Now for driving home the obvious. Partial collection of the rent had the effect of causing large holders of land to give up possession to a considerable extent. The subsequent closer settlement naturally resulted in very much greater increase in the economic value of the social environment, the so-called land value. The breaking up of the large estates increased the number of land holders, each of whom, seeking to satisfy his desires with the least exertion, became intensely desirous of selling the enhanced social value, and thus becoming a landlord parasite like those he had aforetime helped to dislodge. It was the voting strength of these new small landlords that actually put a Liberal government out of office, the Opposition having bribed them with the promise of freehold titles, at just a trifle over the original valuation (only 1 percent added!, thus enabling them to cash in on all the gains of progress. Part collection is sowing dragon's teeth.


There is No "Land Question"


It is well to take note of this history of New Zealand, for we have been among the first in the field with partial measures, starting with our legislation a year before Progress and Poverty was published, and having fought for such measures many years before that. As soon as the so-called "Land Tax" was imposed large holders fell over one another to unload. It was not land they wanted, but the privilege of collecting the rent, or living by the sweat of other men's faces.
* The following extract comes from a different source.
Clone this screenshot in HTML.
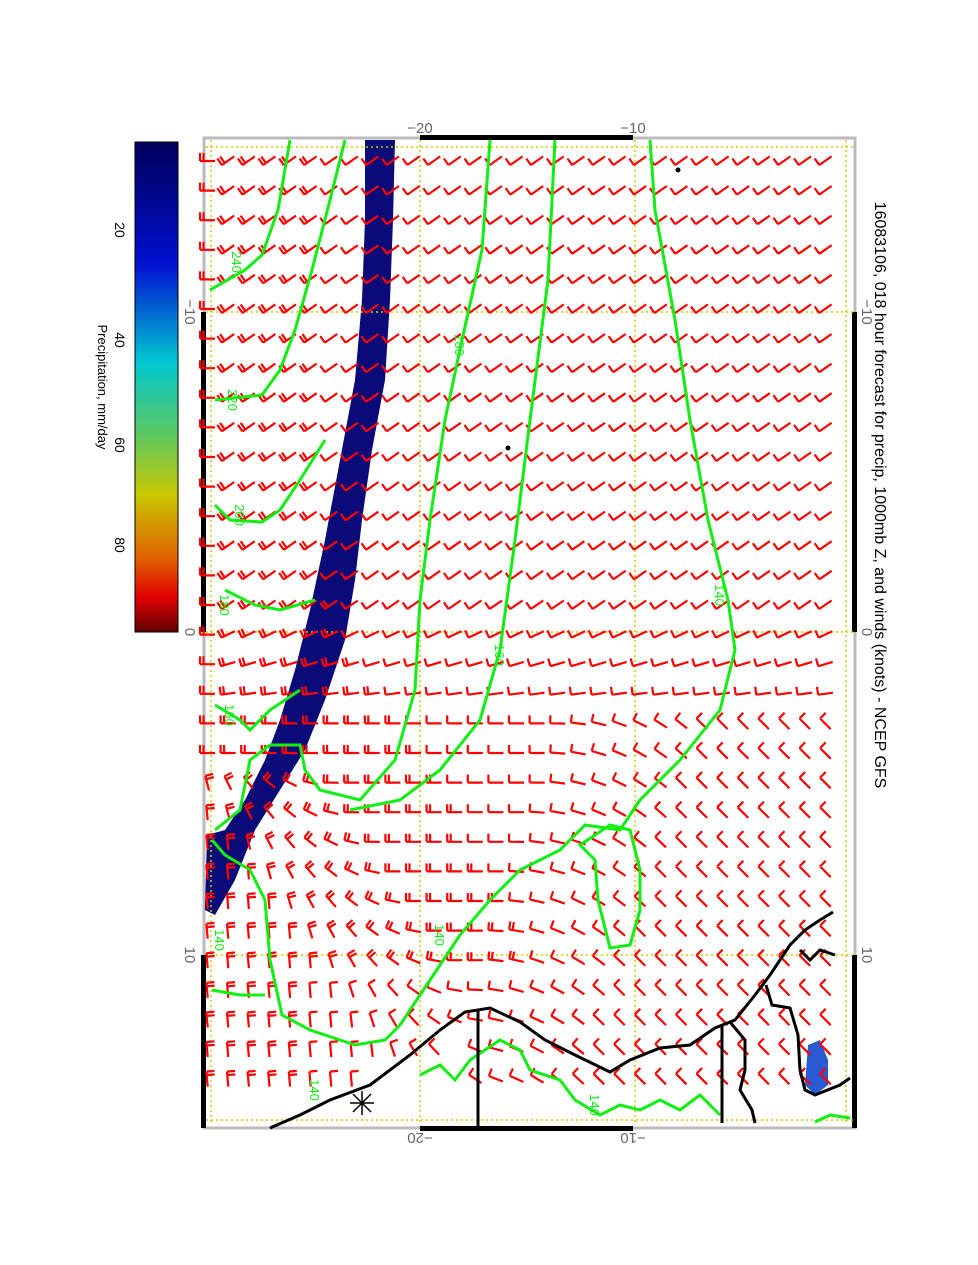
<!DOCTYPE html>
<html><head><meta charset="utf-8">
<style>
html,body{margin:0;padding:0;background:#fff;}
body{width:978px;height:1265px;overflow:hidden;position:relative;font-family:"Liberation Sans",sans-serif;}
svg{position:absolute;left:0;top:0;}
</style></head>
<body>
<svg id="s" width="978" height="1265" viewBox="0 0 978 1265" xmlns="http://www.w3.org/2000/svg">
<defs>
<linearGradient id="cb" x1="0" y1="0" x2="0" y2="1">
<stop offset="0" stop-color="#00005a"/>
<stop offset="0.25" stop-color="#0010d0"/>
<stop offset="0.45" stop-color="#00c8d0"/>
<stop offset="0.6" stop-color="#60c860"/>
<stop offset="0.72" stop-color="#c8c800"/>
<stop offset="0.85" stop-color="#e06000"/>
<stop offset="0.93" stop-color="#e00000"/>
<stop offset="1" stop-color="#600000"/>
</linearGradient>
</defs>
<rect x="135" y="142" width="43" height="490" fill="url(#cb)" stroke="#000" stroke-width="1"/>
<g font-size="14" fill="#000">
<text transform="translate(115,230) rotate(90)" text-anchor="middle">20</text>
<text transform="translate(115,340) rotate(90)" text-anchor="middle">40</text>
<text transform="translate(115,445) rotate(90)" text-anchor="middle">60</text>
<text transform="translate(115,545) rotate(90)" text-anchor="middle">80</text>
<text transform="translate(98,387) rotate(90)" text-anchor="middle" font-size="13">Precipitation, mm/day</text>
</g>
<rect x="204" y="138" width="651" height="990" fill="#fff" stroke="#bbb" stroke-width="3"/>
<g fill="#000">
<rect x="420" y="135" width="213" height="5"/>
<rect x="420" y="1126" width="213" height="5"/>
<rect x="201" y="312" width="5" height="320"/>
<rect x="201" y="955" width="5" height="173"/>
<rect x="852" y="312" width="5" height="320"/>
<rect x="852" y="955" width="5" height="173"/>
</g>
<path d="M365,140 L395,140 L393,220 L390,300 L385,380 L372,450 L362,520 L355,580 L345,640 L325,700 L305,750 L280,790 L255,830 L235,880 L215,915 L205,910 L207,835 L225,830 L245,800 L265,760 L280,720 L295,670 L310,610 L325,540 L340,460 L355,380 L362,300 L365,220 Z" fill="#0a0a78"/>
<path d="M808,1045 L820,1040 L828,1060 L828,1085 L815,1095 L805,1085 Z" fill="#2a5ad0"/>
<g stroke="#d8c800" stroke-width="1.5" stroke-dasharray="2,3" fill="none">
<line x1="211" y1="140" x2="211" y2="1125"/>
<line x1="420" y1="140" x2="420" y2="1125"/>
<line x1="635" y1="140" x2="635" y2="1125"/>
<line x1="846" y1="140" x2="846" y2="1125"/>
<line x1="206" y1="147" x2="853" y2="147"/>
<line x1="206" y1="312" x2="853" y2="312"/>
<line x1="206" y1="632" x2="853" y2="632"/>
<line x1="206" y1="955" x2="853" y2="955"/>
<line x1="206" y1="1120" x2="853" y2="1120"/>
</g>
<g id="barbs" stroke="#ff0000" stroke-width="2.2" fill="none" stroke-linecap="butt"></g>
<g stroke="#11ee11" stroke-width="3" fill="none">
<path d="M290,140 L278,210 L262,255 L245,270 L210,290"/>
<path d="M345,140 L330,200 L312,270 L295,330 L280,370 L262,395 L215,400"/>
<path d="M325,440 L300,480 L280,510 L262,522 L230,520 L215,505"/>
<path d="M315,600 L280,610 L255,605 L225,590"/>
<path d="M300,690 L270,710 L250,730 L240,720 L215,705"/>
<path d="M490,140 L482,250 L462,340 L445,420 L430,520 L420,600 L415,690 L395,760 L360,800 L320,790 L305,770 L300,745 L270,745 L250,760 L240,810 L215,830"/>
<path d="M555,140 L548,280 L530,420 L515,540 L500,650 L480,720 L440,770 L400,800 L350,810"/>
<path d="M650,140 L655,210 L675,320 L690,420 L708,520 L728,600 L735,650 L720,710 L680,760 L640,800 L620,830 L585,825 L560,850 L520,870 L490,900 L460,935 L440,965 L420,995 L400,1025 L385,1040 L355,1045 L310,1030 L282,1015 L270,960 L265,900 L250,870 L225,855 L212,840"/>
<path d="M610,825 L630,830 L640,870 L640,910 L630,945 L610,948 L598,900 L595,860 L580,845 Z"/>
<path d="M212,990 L240,995 L265,995"/>
<path d="M420,1075 L440,1065 L455,1080 L470,1060 L500,1040 L520,1050 L530,1070 L560,1080 L575,1100 L600,1115 L620,1105 L640,1110 L660,1100 L680,1110 L700,1095 L720,1115"/>
<path d="M815,1122 L830,1115 L850,1118"/>
</g>
<g fill="#11ee11" font-size="13">
<text transform="translate(232,262) rotate(90)" text-anchor="middle">240</text>
<text transform="translate(228,400) rotate(90)" text-anchor="middle">220</text>
<text transform="translate(235,515) rotate(90)" text-anchor="middle">200</text>
<text transform="translate(220,605) rotate(90)" text-anchor="middle">180</text>
<text transform="translate(225,715) rotate(90)" text-anchor="middle">160</text>
<text transform="translate(455,345) rotate(90)" text-anchor="middle">180</text>
<text transform="translate(495,655) rotate(90)" text-anchor="middle">160</text>
<text transform="translate(715,595) rotate(90)" text-anchor="middle">140</text>
<text transform="translate(435,935) rotate(90)" text-anchor="middle">140</text>
<text transform="translate(215,940) rotate(90)" text-anchor="middle">140</text>
<text transform="translate(590,1105) rotate(90)" text-anchor="middle">140</text>
<text transform="translate(310,1090) rotate(90)" text-anchor="middle">140</text>
</g>
<g stroke="#000" stroke-width="3" fill="none">
<path d="M270,1128 L300,1115 L330,1100 L370,1085 L410,1055 L440,1030 L465,1012 L490,1008 L520,1022 L545,1040 L575,1055 L610,1072 L630,1060 L660,1048 L690,1045 L715,1028 L735,1020 L755,995 L770,975 L790,945 L805,930 L820,920 L833,912"/>
<path d="M478,1010 L478,1128"/>
<path d="M722,1025 L722,1123"/>
<path d="M730,1022 L745,1040 L745,1070 L740,1090 L752,1110 L755,1123"/>
<path d="M766,985 L772,1005 L790,1008 L798,1035 L800,1070 L805,1090 L815,1095 L840,1085 L850,1078"/>
<path d="M800,950 L810,960 L820,950 L835,955"/>
</g>
<g stroke="#000" stroke-width="1.5"><path d="M350,1103 L374,1103 M362,1091 L362,1115 M353,1094 L371,1112 M371,1094 L353,1112"/></g>
<circle cx="678" cy="170" r="2.5" fill="#000"/><circle cx="508" cy="448" r="2.5" fill="#000"/>
<g font-size="15" fill="#666">
<text x="420" y="133" text-anchor="middle">−20</text>
<text x="633" y="133" text-anchor="middle">−10</text>
<text transform="translate(185,312) rotate(90)" text-anchor="middle">−10</text>
<text transform="translate(185,632) rotate(90)" text-anchor="middle">0</text>
<text transform="translate(185,955) rotate(90)" text-anchor="middle">10</text>
<text transform="translate(862,312) rotate(90)" text-anchor="middle">−10</text>
<text transform="translate(862,632) rotate(90)" text-anchor="middle">0</text>
<text transform="translate(862,955) rotate(90)" text-anchor="middle">10</text>
<text transform="translate(420,1133) rotate(180)" text-anchor="middle">−20</text>
<text transform="translate(633,1133) rotate(180)" text-anchor="middle">−10</text>
</g>
<text transform="translate(875,495) rotate(90)" text-anchor="middle" font-size="16" fill="#000">16083106, 018 hour forecast for precip, 1000mb Z, and winds (knots) - NCEP GFS</text>
</svg>
<script>
(function(){
var g=document.getElementById('barbs'),ns='http://www.w3.org/2000/svg',d='';
function cl(v,a,b){return Math.max(a,Math.min(b,v));}
for(var r=0;r<32;r++){var y=158+r*29.6;if(y>1115)break;
 for(var c=0;c<31;c++){var x=207+c*20.6;if(x>842)break;
  if(y>1005 && x>300 && x<470 && y>1110-(x-270)*0.35) continue;
  var a=(y<600)?-35:Math.min(0,-35+(y-600)*0.3);
  if(a>=0){
    var left=y>760?cl((400-x)*0.6+(y-880)*0.4,0,85):0;
    var right=y>700?cl((x-560)*0.3+(y-700)*0.1,0,45):0;
    a=Math.max(left,right);
  }
  if(x<225&&y<760)a=0;
  var rad=a*Math.PI/180,L=15;
  var vx=x-7*Math.cos(rad),vy=y-7*Math.sin(rad)+3;
  var tx=vx+L*Math.cos(rad),ty=vy+L*Math.sin(rad);
  d+='M'+vx.toFixed(1)+','+vy.toFixed(1)+'L'+tx.toFixed(1)+','+ty.toFixed(1);
  var lim=330+(y>600?Math.min(200,(y-600)*0.6):0);
  if(y>960)lim=300;
  var n=(x<lim)?2:1;
  var br=(a-90)*Math.PI/180;
  for(var k=0;k<n;k++){var bx=vx+k*3.5*Math.cos(rad),by=vy+k*3.5*Math.sin(rad);
   d+='M'+bx.toFixed(1)+','+by.toFixed(1)+'L'+(bx+8*Math.cos(br)).toFixed(1)+','+(by+8*Math.sin(br)).toFixed(1);}
 }}
var p=document.createElementNS(ns,'path');p.setAttribute('d',d);g.appendChild(p);
})();
</script>
</body></html>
It is not a land question, but a rent question, as I prefer to put it, a question of whether the social wage shall be privately or publicly collected.

So the gradualists, the step-by-steppers, were right in respect of "the inevitability of gradualness." Where they were wrong was in that their steps were really backward instead of forward! The whole-hoggers were right in demanding all the rent, but wrong in going for it over the whole of the political state at once.

Come, let us reason together. The two schools arc now easily reconcilable. Let us close up the ranks, join forces, and make a grand assault upon the common enemy. United we stand, divided we fall. Profoundly wise is the dictum of Carlyle:

"Men's hearts ought not to be set against one another, but set with one another, and all against evil only."